— START OF RAW DATA —

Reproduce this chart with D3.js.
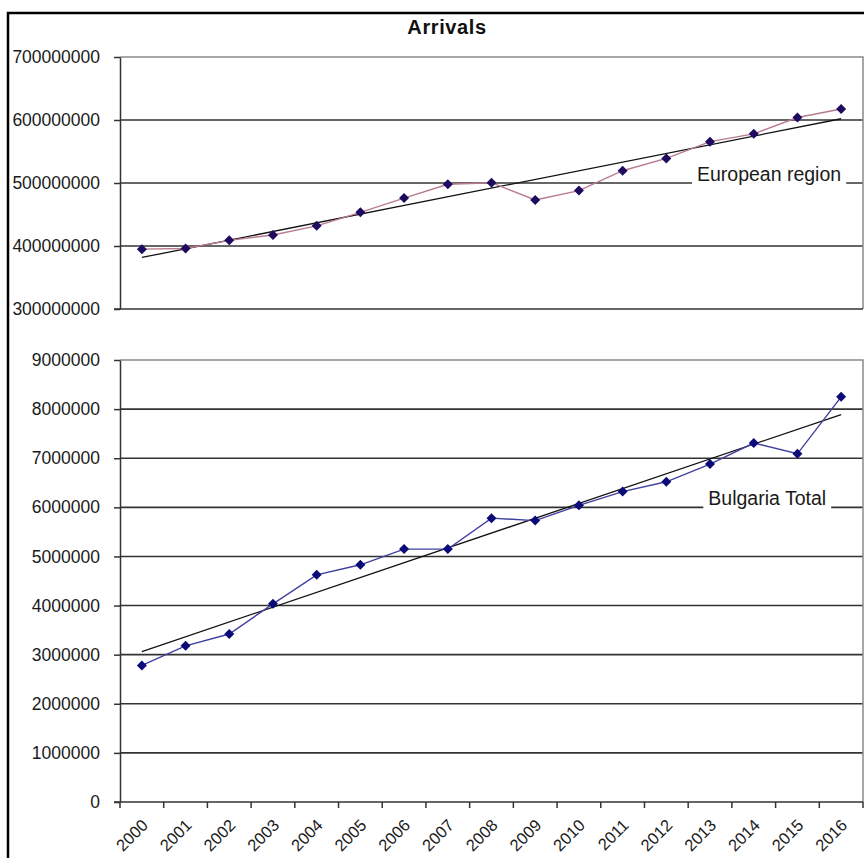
<!DOCTYPE html>
<html>
<head>
<meta charset="utf-8">
<script src="https://cdn.jsdelivr.net/npm/d3@7"></script>
<style>
  html, body { margin: 0; padding: 0; background: #fff; }
  svg { display: block; }
  text { font-family: "Liberation Sans", Arial, sans-serif; }
</style>
</head>
<body>
<svg id="chart" width="864" height="858"></svg>
<script>
// Tourist arrivals, 2000-2016
const years = ["2000","2001","2002","2003","2004","2005","2006","2007","2008",
               "2009","2010","2011","2012","2013","2014","2015","2016"];
const europeArrivals = [395e6, 396e6, 409e6, 417.5e6, 432e6, 453.5e6, 476e6, 498e6, 500.5e6,
                        473e6, 488e6, 519.5e6, 539e6, 565.6e6, 578e6, 604e6, 617.5e6];
const bulgariaArrivals = [2.78e6, 3.18e6, 3.42e6, 4.035e6, 4.625e6, 4.83e6, 5.15e6, 5.15e6, 5.78e6,
                          5.73e6, 6.04e6, 6.32e6, 6.52e6, 6.88e6, 7.31e6, 7.09e6, 8.25e6];
const europeTicks = [300e6, 400e6, 500e6, 600e6, 700e6];
const bulgariaTicks = [0, 1e6, 2e6, 3e6, 4e6, 5e6, 6e6, 7e6, 8e6, 9e6];
const titleText = "Arrivals";
const europeLabel = "European region";
const bulgariaLabel = "Bulgaria Total";

const svg = d3.select("#chart");

// outer frame (top and left edges)
svg.append("path")
  .attr("d", "M8,858 L8,13 L864,13")
  .attr("fill", "none").attr("stroke", "#000").attr("stroke-width", 2.5);

svg.append("text")
  .attr("x", 447).attr("y", 34)
  .attr("text-anchor", "middle")
  .attr("font-size", 20).attr("font-weight", "bold")
  .attr("letter-spacing", 0.6)
  .attr("fill", "#111")
  .text(titleText);

const plotLeft = 120, plotRight = 863;
const x = d3.scaleBand().domain(years).range([plotLeft, plotRight]).padding(0);
const cx = d => x(d) + x.bandwidth() / 2;

// least-squares trend over the year index
function trend(values) {
  const n = values.length;
  const mx = d3.mean(values, (_, i) => i);
  const my = d3.mean(values);
  let sxy = 0, sxx = 0;
  values.forEach((v, i) => { sxy += (i - mx) * (v - my); sxx += (i - mx) * (i - mx); });
  const b = sxy / sxx, a = my - b * mx;
  return [[0, a], [n - 1, a + b * (n - 1)]];
}

function panel(opts) {
  const { values, ticks, top, bottom, lineColor, markerColor, label, xLabels } = opts;
  const y = d3.scaleLinear().domain([ticks[0], ticks[ticks.length - 1]]).range([bottom, top]);
  const g = svg.append("g");

  // horizontal gridlines
  g.append("g").selectAll("line").data(ticks.slice(1, -1)).join("line")
    .attr("x1", plotLeft).attr("x2", plotRight)
    .attr("y1", d => y(d)).attr("y2", d => y(d))
    .attr("stroke", "#333").attr("stroke-width", 1.6);

  // plot area border (top and right, grey)
  g.append("path")
    .attr("d", `M${plotLeft},${y(ticks[ticks.length - 1])} L${plotRight},${y(ticks[ticks.length - 1])} L${plotRight},${bottom}`)
    .attr("fill", "none").attr("stroke", "#8a8a8a").attr("stroke-width", 1.5);

  // value axis
  const yAxis = d3.axisLeft(y).tickValues(ticks).tickFormat(d3.format("d"))
    .tickSizeInner(6).tickSizeOuter(0).tickPadding(14);
  const ya = g.append("g").attr("transform", `translate(${plotLeft},0)`).call(yAxis);
  ya.select(".domain").attr("stroke", "#333").attr("stroke-width", 1.5);
  ya.selectAll(".tick line").attr("stroke", "#333").attr("stroke-width", 1.5);
  ya.selectAll(".tick text").attr("font-size", 17.5).attr("fill", "#1a1a1a")
    .attr("font-family", "Liberation Sans, Arial, sans-serif");

  // category axis line
  g.append("line")
    .attr("x1", plotLeft - 6).attr("x2", plotRight)
    .attr("y1", bottom).attr("y2", bottom)
    .attr("stroke", "#333").attr("stroke-width", 1.5);

  if (xLabels) {
    const bounds = years.map(d => x(d)).concat([plotRight]);
    g.append("g").selectAll("line").data(bounds).join("line")
      .attr("x1", d => d).attr("x2", d => d)
      .attr("y1", bottom).attr("y2", bottom + 6)
      .attr("stroke", "#333").attr("stroke-width", 1.5);
    g.append("g").selectAll("text").data(years).join("text")
      .attr("transform", d => `translate(${cx(d) - 1},${bottom + 16}) rotate(-45)`)
      .attr("text-anchor", "end")
      .attr("dy", "0.7em")
      .attr("font-size", 16.5).attr("fill", "#1a1a1a")
      .text(d => d);
  }

  // series label sitting on a gridline, with a white backing
  const labG = g.append("g");
  const lab = labG.append("text")
    .attr("x", label.x).attr("y", y(label.at) - 2)
    .attr("text-anchor", "end")
    .attr("font-size", 19.5).attr("fill", "#1a1a1a")
    .text(label.text);
  const bb = lab.node().getBBox();
  labG.insert("rect", () => lab.node())
    .attr("x", bb.x - 5).attr("y", bb.y).attr("width", bb.width + 10).attr("height", bb.height + 2)
    .attr("fill", "#fff");

  // trend line
  const t = trend(values);
  g.append("line")
    .attr("x1", cx(years[t[0][0]])).attr("y1", y(t[0][1]))
    .attr("x2", cx(years[t[1][0]])).attr("y2", y(t[1][1]))
    .attr("stroke", "#111").attr("stroke-width", 1.3);

  // data series
  const line = d3.line().x((d, i) => cx(years[i])).y(d => y(d));
  g.append("path").datum(values)
    .attr("d", line).attr("fill", "none")
    .attr("stroke", lineColor).attr("stroke-width", 1.4);

  const diamond = d3.symbol().type(d3.symbolSquare).size(50)();
  g.append("g").selectAll("path").data(values).join("path")
    .attr("d", diamond)
    .attr("transform", (d, i) => `translate(${cx(years[i])},${y(d)}) rotate(45)`)
    .attr("fill", markerColor);
}

panel({
  values: europeArrivals, ticks: europeTicks, top: 57, bottom: 309,
  lineColor: "#b87a90", markerColor: "#1e0a5e",
  label: { text: europeLabel, at: 500e6, x: cx("2016") },
  xLabels: false
});

panel({
  values: bulgariaArrivals, ticks: bulgariaTicks, top: 360, bottom: 802,
  lineColor: "#4040a0", markerColor: "#0a0a78",
  label: { text: bulgariaLabel, at: 6e6, x: cx("2016") - 15 },
  xLabels: true
});
</script>
</body>
</html>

— END OF RAW DATA —

STATED PROBLEM >> Filter out all lines lacking the word "chart" and copy the rest.

OUTPUT OF THE EXERCISE >>
Reproduce this chart with D3.js.
<svg id="chart" width="864" height="858"></svg>
const svg = d3.select("#chart");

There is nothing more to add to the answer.